The Greens couldn’t be more committed to winning a seat in Westminster and they want Brighton Pavilion. The Goldsmid victory and benign coverage from a hypnotised Argus is all part of that campaign. Doubtless local people will start to wake up to the fact that Brighton and Hove isn’t a Green passion but a vehicle. They are tough, even savage campaigners. But they are also organised and well resourced. But really, after so many years on the city council, what have the Greens managed to achieve for Brighton and Hove?
The General Election in Brighton Pavilion (especially since the withdrawal of Tory candidate David Bull) is a wide open battle between Conservative, Labour and Green. The problem for Labour and Conservatives is how you can campaign against a party that is largely un-scrutinised, untested, chameleon and willing to say pretty much anything. They are not honest about their high tax, anti-capitalist and often bizarre manifesto in local literature. The Greens rebuff attacks on the doorstep with “don’t you want to save the planet?” They play on emotions very successfully.

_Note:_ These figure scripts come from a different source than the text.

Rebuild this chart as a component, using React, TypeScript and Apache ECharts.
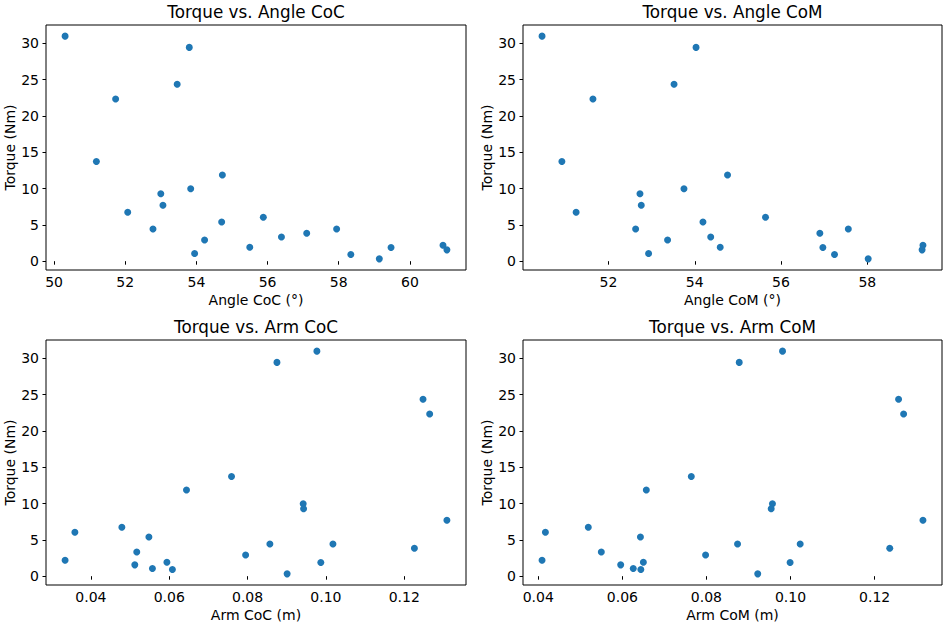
import React, { useEffect, useRef } from "react";
import * as echarts from "echarts";

const torque = [31.0, 29.45, 24.37, 22.35, 13.74, 11.86, 9.99, 9.3, 7.7, 6.73, 6.05, 5.41, 4.44, 4.44, 3.85, 3.34, 2.93, 1.92, 1.88, 2.2, 1.56, 1.05, 0.92, 0.32];
const angleCoC = [50.31, 53.8, 53.46, 51.73, 51.19, 54.73, 53.84, 53.0, 53.06, 52.07, 55.88, 54.71, 52.78, 57.94, 57.1, 56.39, 54.23, 55.5, 59.47, 60.93, 61.04, 53.95, 58.34, 59.14];
const angleCoM = [50.46, 54.03, 53.52, 51.64, 50.92, 54.76, 53.75, 52.73, 52.76, 51.25, 55.64, 54.19, 52.63, 57.56, 56.9, 54.37, 53.37, 54.59, 56.97, 59.29, 59.27, 52.93, 57.24, 58.02];
const armCoC = [0.0977, 0.0875, 0.1248, 0.1265, 0.0759, 0.0644, 0.0942, 0.0943, 0.1309, 0.0479, 0.0359, 0.0548, 0.0857, 0.1018, 0.1226, 0.0517, 0.0795, 0.0594, 0.0987, 0.0334, 0.0512, 0.0557, 0.0608, 0.0901];
const armCoM = [0.0981, 0.0878, 0.1257, 0.1269, 0.0764, 0.0657, 0.0957, 0.0954, 0.1315, 0.0519, 0.0417, 0.0643, 0.0874, 0.1023, 0.1236, 0.055, 0.0798, 0.065, 0.0999, 0.0409, 0.0596, 0.0626, 0.0644, 0.0922];

const yTicks = [0, 5, 10, 15, 20, 25, 30];
const angleCoCTicks = [50, 52, 54, 56, 58, 60];
const angleCoMTicks = [52, 54, 56, 58];
const armTicks = [0.04, 0.06, 0.08, 0.1, 0.12];

const titles = ["Torque vs. Angle CoC", "Torque vs. Angle CoM", "Torque vs. Arm CoC", "Torque vs. Arm CoM"];
const xNames = ["Angle CoC (°)", "Angle CoM (°)", "Arm CoC (m)", "Arm CoM (m)"];
const yName = "Torque (Nm)";

const FONT = "DejaVu Sans";

function padRange(arr: number[]) {
  const lo = Math.min(...arr);
  const hi = Math.max(...arr);
  const m = (hi - lo) * 0.05;
  return [lo - m, hi + m];
}

export default function App() {
  const ref = useRef<HTMLDivElement>(null);
  useEffect(() => {
    if (!ref.current) return;
    const chart = echarts.init(ref.current, null, { renderer: "svg" });
    const grids = [
      { left: 46, top: 25, width: 420, height: 245 },
      { left: 523, top: 25, width: 419, height: 245 },
      { left: 46, top: 340, width: 420, height: 245 },
      { left: 523, top: 340, width: 419, height: 245 },
    ];
    const xs = [angleCoC, angleCoM, armCoC, armCoM];
    const xTickSets = [angleCoCTicks, angleCoMTicks, armTicks, armTicks];
    const yr = padRange(torque);
    const fmtArm = (v: number) => v.toFixed(2);
    const option: any = {
      animation: false,
      backgroundColor: "#fff",
      title: grids.map((g, i) => ({
        text: titles[i],
        left: g.left + g.width / 2,
        top: g.top - 22,
        textAlign: "center",
        padding: 0,
        textStyle: { fontFamily: FONT, fontSize: 16.8, fontWeight: "normal", color: "#000" },
      })),
      grid: grids.map((g) => ({ ...g, show: true, borderColor: "#000", borderWidth: 1, backgroundColor: "transparent" })),
      xAxis: grids.map((g, i) => {
        const r = padRange(xs[i]);
        return {
          type: "value",
          gridIndex: i,
          min: r[0],
          max: r[1],
          name: xNames[i],
          nameLocation: "middle",
          nameGap: 23,
          nameTextStyle: { fontFamily: FONT, fontSize: 14, color: "#000" },
          axisLine: { show: false },
          splitLine: { show: false },
          axisTick: { show: true, length: 3.5, customValues: xTickSets[i], lineStyle: { color: "#000", width: 1 } },
          axisLabel: {
            customValues: xTickSets[i],
            margin: 5,
            fontFamily: FONT,
            fontSize: 14,
            color: "#000",
            formatter: i >= 2 ? fmtArm : (v: number) => String(v),
          },
        };
      }),
      yAxis: grids.map((g, i) => ({
        type: "value",
        gridIndex: i,
        min: yr[0],
        max: yr[1],
        name: yName,
        nameLocation: "middle",
        nameGap: 27,
        nameTextStyle: { fontFamily: FONT, fontSize: 14, color: "#000" },
        axisLine: { show: false },
        splitLine: { show: false },
        axisTick: { show: true, length: 3.5, customValues: yTicks, lineStyle: { color: "#000", width: 1 } },
        axisLabel: {
          customValues: yTicks,
          margin: 7,
          fontFamily: FONT,
          fontSize: 14,
          color: "#000",
        },
      })),
      series: xs.map((arr, i) => ({
        type: "scatter",
        xAxisIndex: i,
        yAxisIndex: i,
        symbolSize: 7,
        itemStyle: { color: "#1f77b4", opacity: 1 },
        data: arr.map((x, k) => [x, torque[k]]),
      })),
    };
    chart.setOption(option);
    return () => chart.dispose();
  }, []);
  return (
    <div
      ref={ref}
      style={{ position: "absolute", left: 0, top: 0, width: 944, height: 626 }}
    />
  );
}
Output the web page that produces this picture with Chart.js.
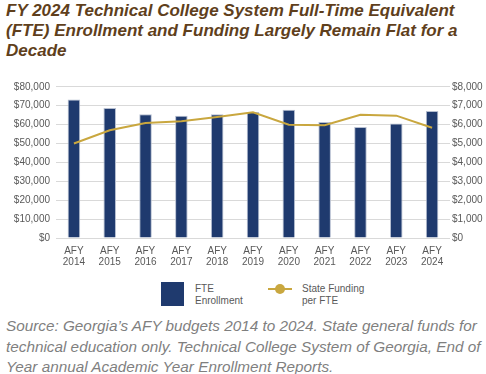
<!DOCTYPE html>
<html>
<head>
<meta charset="utf-8">
<script src="https://cdn.jsdelivr.net/npm/chart.js@4"></script>
<style>
  body { margin: 0; width: 486px; height: 374px; background: #fff; position: relative; overflow: hidden; font-family: "Liberation Sans", Arial, sans-serif; }
  .title { position: absolute; left: 6px; top: 1px; font-size: 17px; line-height: 20px; font-weight: bold; font-style: italic; color: #5f3f1c; }
  .chart-wrap { position: absolute; left: 0; top: 75px; width: 486px; height: 200px; }
  .legend { position: absolute; top: 282px; left: 0; font-size: 10px; line-height: 12px; color: #595959; }
  .legend .box { position: absolute; left: 161px; top: 0; width: 23px; height: 24px; }
  .legend .txt { position: absolute; top: 1px; white-space: nowrap; }
  .legend .ln { position: absolute; left: 268px; top: 6px; width: 24px; height: 2px; }
  .legend .dot { position: absolute; left: 275px; top: 2px; width: 10px; height: 10px; border-radius: 50%; }
  .source { position: absolute; left: 6px; top: 316px; font-size: 15.3px; line-height: 20.5px; font-style: italic; color: #7f7f7f; white-space: nowrap; }
</style>
</head>
<body>
<div class="title">FY 2024 Technical College System Full-Time Equivalent<br>(FTE) Enrollment and Funding Largely Remain Flat for a<br>Decade</div>
<div class="chart-wrap"><canvas class="chart-one"></canvas></div>
<div class="legend"></div>
<div class="source">Source: Georgia’s AFY budgets 2014 to 2024. State general funds for<br>technical education only. Technical College System of Georgia, End of<br>Year annual Academic Year Enrollment Reports.</div>
<script>
// data
const years = ["2014", "2015", "2016", "2017", "2018", "2019", "2020", "2021", "2022", "2023", "2024"];
const fteEnrollment = [73200, 68700, 65400, 64700, 65400, 66600, 67900, 61300, 58700, 60600, 67200];
const fundingPerFte = [5000, 5700, 6080, 6170, 6400, 6650, 5990, 5970, 6520, 6470, 5830];
const fteLabel = ["FTE", "Enrollment"];
const fundingLabel = ["State Funding", "per FTE"];

const navy = "#1f3a6e";
const gold = "#c9a73f";
const tickColor = "#595959";
const tickFont = { size: 10, family: "Liberation Sans", lineHeight: 1.15 };

const canvas = document.querySelector(".chart-one");
const legend = document.querySelector(".legend");

function money(v) {
    return "$" + Number(v).toLocaleString("en-US");
}

// legend in html, two-line labels
legend.innerHTML = `
  <div class="box" style="background:${navy}"></div>
  <div class="txt" style="left:195px">${fteLabel.join("<br>")}</div>
  <div class="ln" style="background:${gold}"></div>
  <div class="dot" style="background:${gold}"></div>
  <div class="txt" style="left:302px">${fundingLabel.join("<br>")}</div>`;

new Chart(canvas, {
    data: {
        labels: years.map(y => ["AFY", y]),
        datasets: [{
            type: "line",
            label: fundingLabel.join(" "),
            data: fundingPerFte,
            yAxisID: "y1",
            borderColor: gold,
            borderWidth: 2,
            pointRadius: 0,
            tension: 0,
            order: 0
        }, {
            type: "bar",
            label: fteLabel.join(" "),
            data: fteEnrollment,
            yAxisID: "y",
            backgroundColor: navy,
            borderColor: "#b5bed0",
            borderWidth: 1,
            barPercentage: 0.7,
            categoryPercentage: 0.5,
            order: 1
        }]
    },
    options: {
        responsive: true,
        maintainAspectRatio: false,
        animation: false,
        layout: { padding: { left: 14, right: 0, top: 0, bottom: 0 } },
        plugins: {
            legend: { display: false },
            tooltip: { enabled: false }
        },
        scales: {
            x: {
                grid: { display: false, drawTicks: false },
                border: { display: false },
                ticks: { color: tickColor, font: tickFont, padding: 7, maxRotation: 0 }
            },
            y: {
                position: "left",
                min: 0,
                max: 80000,
                afterFit: s => { s.width = 42; },
                grid: { color: "#d9d9d9", drawTicks: false },
                border: { display: false },
                ticks: { stepSize: 10000, color: tickColor, font: tickFont, padding: 6, callback: money }
            },
            y1: {
                position: "right",
                min: 0,
                max: 8000,
                afterFit: s => { s.width = 36; },
                grid: { display: false, drawTicks: false },
                border: { display: false },
                ticks: { stepSize: 1000, color: tickColor, font: tickFont, padding: 2, callback: money }
            }
        }
    }
});
</script>
</body>
</html>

Will the Greens win the Westminster seat in 2010? Quite possibly. The Green vote is concentrated in the city centre wards in Brighton Pavilion and with a campaigner like Lucas and massive party resources they’ll be able to make a splash. Can they win more council seats in 2011? Maybe. But not enough to take control of the council in their own right and the noises coming from the Greens at the moment suggest that they don’t want to be part of a coalition.
Whether Goldsmid represents momentum or high water mark isn’t clear. But either way Green glee looks a lot like hubris. Maybe what the Greens need is power. Then, when they have to make decisions and stand by them, spend our money and explain why and then face re-election based on their actions and not words, we might see the Greens’ true colours.
*You know what I mean!
Disclosure: I’m a rank and file member of the Labour party in Brighton Pavilion. I hold no office or post in the party.